Some of these cross links are parallels too - there’s so much clever mathematics going on. Another piece of fabulous maths is that 880 yard central line from head to toe. Multiply 880 yards by the “Golden Ratio”, that fabulous mathematical construct loved by Palladian designers. You get 1423 yards. And the distance from the top to the ice house? Yep, 1423 yards. Way beyond coincidence?

Conclusion - Just the what.
So this post is just the “what”. Observations only. I haven’t answered the who, the when, the why. There are hundreds of questions to answer such as dates of the meat house (was it built on the site of an octagonal base? ), and many others. There’s a huge issue with the source of Vitruvian man calculations used by the designer here. Da Vinci’s Vitruvian man although drawn in the 15th century didn’t become well known until the 1800s. So the designer used the principles of Vitruvius, but I’m wrestling as to how the designer here appears to have used Da Vinci’s “solution” in terms of the angles of the arms and legs. For a future post. I’m at the end of what I can do in a newsletter. Someone will have to write a book about these discoveries, and Sherborne will have to come to terms with a radical new concept for its landscape. Not easy for anyone, least of all the NT.

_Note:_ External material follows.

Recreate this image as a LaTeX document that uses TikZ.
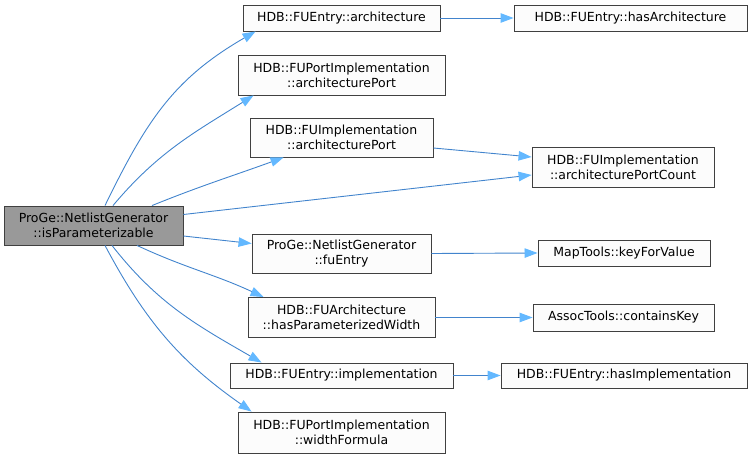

But I’m certain it’s the same hand as we see at Lodge Park, the same designer, the same technique using the gates, the same angles, the same proportions, the same 880 yard key. If it’s Bridgeman, then we have a remarkable secret Bridgeman landscape here in Sherborne as well as Lodge Park. That would be quite something. If it’s earlier than Bridgeman (and my money is on that) then we have something really very special here, perhaps a real Renaissance landscape that will need a lot of thought and consideration and we can throw away ideas about Bridgeman’s landscape at Lodge Park and start again. I think it’s possible he was just tinkering around the edges.
I’m very open to refutations about these initial conjectures or alternate explanations for what we see empirically.
Landscape history eh? What a thing! Happy to discuss with anyone - I’m getting some BIG maps done and I’m looking for someone with GIS skills to help. I’m deep into researching Vitruvian proportions (a useful link here) and who was leading the fashion of such things from about 1620 through to 1730 which I think are the outside dates for our landscape here. I’m also comparing the layouts of Sherborne Park, Lodge Park and Greenwich Park, all of which seem to have an 880 yard Vitruvian plan. I have another site up my sleeve too. Stay tuned, more discoveries to come. Sorry this one is a bit complex!
As you walk around Sherborne, as I know many of you do, take a moment every time you walk past a gate or stile . It’s significant, and there is meaning behind the placement there. Sherborne is not some average Cotswold estate. Under the covers of its beautiful nature there is remarkable designed landscape using techniques none of us ever imagined.